Third, and most critically, as Joseph said to his brethren, God is able even out of intense evil to bring glory and grace, 'You thought evil against me, but God meant it unto good'. Unlike the blood of Abel, which cried for justice, Jesus interceded for mercy even as His blood was sprinkled. He prayed even as He was being offered up, and by doing so atoned, like the two Kippur rams, one to death, the other to the abyss of forsakenness.

You repeatedly charge the Gospels with falsehood, fabrication and slander, in their account of the role of Jews in the slaying of Messiah – but where is the evidence? To claim that it must be so because of the intense evil of Christians is understandable, but unusually imprecise, like charging the Decalogue with polytheism because of Aaron’s evil (Exod 32.2), or Torah with sanctioning oath-breaking because of Saul’s unfaithfulness (2 Sam.21.1-2). If the matter is so plain why not cite yourself especially egregious examples?  Yet your repeated citations do not establish the falsehood of the claim, merely that it is made meticulously and repeatedly.

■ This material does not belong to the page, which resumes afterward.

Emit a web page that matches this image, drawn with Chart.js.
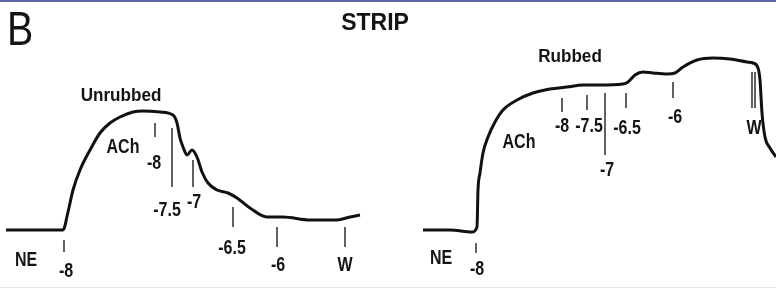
<!DOCTYPE html>
<html>
<head>
<meta charset="utf-8">
<script src="https://cdn.jsdelivr.net/npm/chart.js@4"></script>
<style>
  html, body { margin: 0; padding: 0; background: #fff; }
  #wrap { width: 776px; height: 290px; position: relative; }
</style>
</head>
<body>
<div id="wrap"><canvas id="trace" width="776" height="290"></canvas></div>
<script>
// time (chart units) and tension (units above NE-free baseline)
const unrubbedTime = [6, 40, 63, 68, 73, 80, 90, 100, 110, 120, 133, 143, 160, 173, 177, 180, 183, 187, 192, 197, 202, 208, 217, 228, 237, 250, 267, 283, 310, 337, 350, 360];
const unrubbedTension = [0, 0, 0, 18, 40, 60, 80, 97, 107, 113, 118, 119, 118, 115, 107, 92, 83, 75, 80, 73, 58, 47, 40, 37, 32, 22, 13, 13, 10, 10, 13, 15];

const rubbedTime = [423, 450, 472, 477, 478, 480, 483, 488, 495, 503, 517, 533, 550, 567, 583, 600, 623, 628, 635, 643, 653, 667, 675, 683, 697, 713, 730, 747, 753, 758, 760, 762, 765, 770, 776];
const rubbedTension = [0, 0, -2, 3, 40, 57, 77, 93, 108, 120, 130, 137, 141, 143, 145, 145, 146, 148, 155, 158, 157, 156, 157, 163, 170, 172, 171, 168, 167, 162, 150, 117, 93, 82, 73];

// drug addition markers: time, tension span of the tick line
const markerTime = [64, 155, 172, 193, 233, 277, 345, 476, 562, 587, 605, 626, 673, 752, 755];
const markerTop = [-10, 107, 102, 70, 23, 3, 3, -13, 132, 135, 137, 137, 148, 158, 158];
const markerBottom = [-22, 93, 43, 43, 3, -17, -17, -23, 118, 120, 75, 122, 132, 122, 122];

// text labels: text, time, tension
const labelText = ["NE", "-8", "ACh", "-8", "-7.5", "-7", "-6.5", "-6", "W", "Unrubbed",
                   "NE", "-8", "ACh", "-8", "-7.5", "-7", "-6.5", "-6", "W", "Rubbed"];
const labelTime = [26, 66, 123, 154, 167, 194, 232, 278, 345, 121,
                   441, 477, 519, 562, 589, 607, 627, 675, 754, 570];
const labelTension = [-30, -41, 83, 67, 20, 28, -18, -35, -35, 134,
                      -28, -39, 88, 104, 104, 60, 102, 113, 102, 173];

const FONT = "'Liberation Sans', Arial, sans-serif";

// condensed text, like the lettering on the original figure
function drawText(ctx, t, x, y, font, sx) {
  ctx.save();
  ctx.translate(x, y);
  ctx.scale(sx, 1);
  ctx.font = font;
  ctx.fillText(t, 0, 0);
  ctx.restore();
}

const labelsPlugin = {
  id: "labels",
  afterDatasetsDraw(chart) {
    const ctx = chart.ctx;
    const xs = chart.scales.x, ys = chart.scales.y;
    ctx.save();
    // frame strips from the scan
    ctx.fillStyle = "#5d67a9";
    ctx.fillRect(0, 0, 776, 2);
    ctx.fillStyle = "#e2e2e2";
    ctx.fillRect(0, 287, 776, 1);

    ctx.strokeStyle = "#3a3a3a";
    ctx.lineWidth = 1.6;
    for (let i = 0; i < markerTime.length; i++) {
      const x = xs.getPixelForValue(markerTime[i]);
      ctx.beginPath();
      ctx.moveTo(x, ys.getPixelForValue(markerTop[i]));
      ctx.lineTo(x, ys.getPixelForValue(markerBottom[i]));
      ctx.stroke();
    }

    ctx.fillStyle = "#141414";
    ctx.textAlign = "center";
    ctx.textBaseline = "middle";
    for (let i = 0; i < labelText.length; i++) {
      const t = labelText[i];
      const big = (t === "Unrubbed" || t === "Rubbed");
      drawText(ctx, t, xs.getPixelForValue(labelTime[i]), ys.getPixelForValue(labelTension[i]),
        "bold " + (big ? 18 : 20) + "px " + FONT, big ? 0.95 : 0.8);
    }

    ctx.textAlign = "left";
    ctx.textBaseline = "alphabetic";
    drawText(ctx, "B", 7, 45, "48px " + FONT, 0.82);
    ctx.textAlign = "center";
    drawText(ctx, "STRIP", 375, 30, "bold 23px " + FONT, 1);
    ctx.restore();
  }
};

new Chart(document.getElementById("trace"), {
  type: "line",
  data: {
    datasets: [
      {
        label: "Unrubbed",
        data: unrubbedTime.map((t, i) => ({ x: t, y: unrubbedTension[i] })),
        borderColor: "#111",
        borderWidth: 3,
        pointRadius: 0,
        cubicInterpolationMode: "monotone",
      },
      {
        label: "Rubbed",
        data: rubbedTime.map((t, i) => ({ x: t, y: rubbedTension[i] })),
        borderColor: "#111",
        borderWidth: 3,
        pointRadius: 0,
        cubicInterpolationMode: "monotone",
      },
    ],
  },
  options: {
    responsive: false,
    animation: false,
    layout: { padding: 0 },
    plugins: { legend: { display: false }, tooltip: { enabled: false } },
    scales: {
      x: { type: "linear", min: 0, max: 776, display: false },
      y: { type: "linear", min: -60, max: 230, display: false },
    },
  },
  plugins: [labelsPlugin],
});
</script>
</body>
</html>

I understand that references from the Babylonian Talmud indicate early deep anti-Christian sentiments (Sanhedrin 43a, the minim), Josephus certainly does (Antiquities, xx, ch.9, 1). Even Zechariah, Jeremiah, Ezekiel and Isaiah hundreds of years before foresaw the blessed days when the irrevocably chosen people will lament their tragic folly and find with sorrow and joyful contrition their only righteousness, peace in the One who has forever sealed the everlasting covenant with Abraham, the glory and the hope of Israel. (Zech 12.10-13.2, Ezek. 39.23-39, Isa 9.2-7, 42.1-8, Jer.31.31-40). The New Testament claims that this is the consummation of Divine purpose (Rom 11.28-36).


Behold the Lamb of God who takes away the sin of the world!